The Small Apartment Coffee Table Cheat Sheet

  • Studio under 400 sq ft: Skip the coffee table. Use a round coffee table or nesting tables instead.
  • Studio/1BR, 400-600 sq ft: 30-inch round or 36 x 18-inch rectangle. Keep it at half your sofa length.
  • 1BR, 600-800 sq ft: You have more flexibility. Up to 36 inches round or 42 x 20-inch rectangle.
  • Clearance minimums: 12" from sofa, 30" walkway on at least one side.
  • Shape default: Go round unless you have a specific reason for rectangular.

Pieces Built for Small Apartments

Round Coffee Table

13-ply premium-grade plywood. No corners to block walkways in tight living rooms. Tool-free assembly in under 2 minutes. Ships unfinished so you can match it to any apartment's walls. Made in San Diego.

Rectangle Coffee Table

Same premium-grade plywood construction, linear profile. Works with traditional sofa arrangements and slides against a wall when you need floor space. Tool-free interlocking joints, ships unfinished.

Round Coffee Table

Lower profile for minimalist and Japandi-style living. Perfect for studios where a standard-height coffee table feels like too much furniture. Light enough to move anywhere, stores flat when not needed.

FAQ

What size coffee table works in a studio apartment?

Keep it under 36 inches in the longest dimension and under 20 inches wide. A 30-inch round table or a 36 x 18-inch rectangle fits most studios comfortably. Use the one-half rule: your table should be about half the length of your sofa. If your sofa is 60 inches, aim for a 30-inch table.

Is a round or rectangular coffee table better for small apartments?

Round tables are generally better for small spaces.
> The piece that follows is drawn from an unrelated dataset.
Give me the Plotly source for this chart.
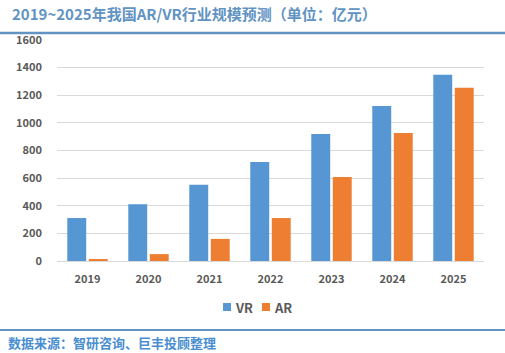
import plotly.graph_objects as go

years = ["2019", "2020", "2021", "2022", "2023", "2024", "2025"]
vr = [311, 410, 552, 717, 920, 1123, 1348]
ar = [14, 50, 160, 311, 608, 927, 1254]
y_ticks = [0, 200, 400, 600, 800, 1000, 1200, 1400, 1600]

series_names = ["VR", "AR"]
series_colors = ["#5596D3", "#EE7E32"]

title_text = "2019~2025年我国AR/VR行业规模预测（单位：亿元）"
source_text = "数据来源：智研咨询、巨丰投顾整理"

W, H = 505, 353
ml, mr, mt, mb = 57, 21, 40, 92
PW, PH = W - ml - mr, H - mt - mb


def px(x):
    return (x - ml) / PW


def py(y):
    return (H - mb - y) / PH


fig = go.Figure()
for name, vals, col in zip(series_names, [vr, ar], series_colors):
    fig.add_trace(go.Bar(name=name, x=years, y=vals, marker=dict(color=col, line=dict(width=0))))

font_cjk = "Noto Sans CJK SC, Microsoft YaHei, sans-serif"

fig.update_layout(
    width=W, height=H,
    margin=dict(l=ml, r=mr, t=mt, b=mb),
    paper_bgcolor="white", plot_bgcolor="white",
    barmode="group", bargap=0.295, bargroupgap=0.12,
    showlegend=False,
    font=dict(family=font_cjk),
)
fig.update_xaxes(
    showgrid=False, showline=True, linecolor="#D9D9D9", linewidth=1,
    ticks="", tickfont=dict(family=font_cjk, size=11, color="#595959", weight="bold"),
    ticklabelstandoff=8,
)
fig.update_yaxes(
    range=[0, 1600], tickvals=y_ticks, showgrid=True, gridcolor="#D9D9D9", gridwidth=1,
    zeroline=False, showline=False, ticks="",
    tickfont=dict(family=font_cjk, size=11, color="#595959", weight="bold"),
    ticklabelstandoff=14,
)

# legend (drawn manually for compact spacing)
legend_x = [223, 262]
for name, col, lx in zip(series_names, series_colors, legend_x):
    fig.add_shape(type="rect", xref="paper", yref="paper",
                  x0=px(lx), x1=px(lx + 8), y0=py(303), y1=py(311),
                  fillcolor=col, line=dict(width=0))
    fig.add_annotation(text=name, xref="paper", yref="paper",
                       x=px(lx + 10), y=py(307), xanchor="left", yanchor="middle",
                       showarrow=False,
                       font=dict(family=font_cjk, size=13, color="#595959", weight="bold"))

# title
fig.add_annotation(text=title_text, xref="paper", yref="paper",
                   x=px(10), y=py(14), xanchor="left", yanchor="middle", showarrow=False,
                   font=dict(family=font_cjk, size=15, color="#6193C3", weight="bold"))
fig.add_shape(type="line", xref="paper", yref="paper",
              x0=px(0), x1=px(W), y0=py(33), y1=py(33),
              line=dict(color="#6193C3", width=2.5))
# footer
fig.add_shape(type="line", xref="paper", yref="paper",
              x0=px(0), x1=px(W), y0=py(330), y1=py(330),
              line=dict(color="#6193C3", width=2))
fig.add_annotation(text=source_text, xref="paper", yref="paper",
                   x=px(6), y=py(342), xanchor="left", yanchor="middle", showarrow=False,
                   font=dict(family=font_cjk, size=13, color="#4A8ED0", weight="bold"))

fig.write_html("out.html")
They have no corners to block walkways or catch shins, they create smoother traffic flow, and they visually feel less imposing. A 30-inch round table provides slightly more surface area than a 36 x 18-inch rectangle while feeling more compact. Go rectangular only if your layout specifically calls for it, like a narrow room where the table sits between a sofa and a wall.

Can I use an unfinished coffee table in a rental apartment?

Unfinished wood is one of the best options for rentals. You can stain or paint it to match your current apartment, then refinish it when you move. premium-grade plywood handles humidity well, which matters in smaller apartments with less airflow. And if the table assembles without tools, moving day is simpler because it breaks down flat for transport and reassembles in minutes at your new place.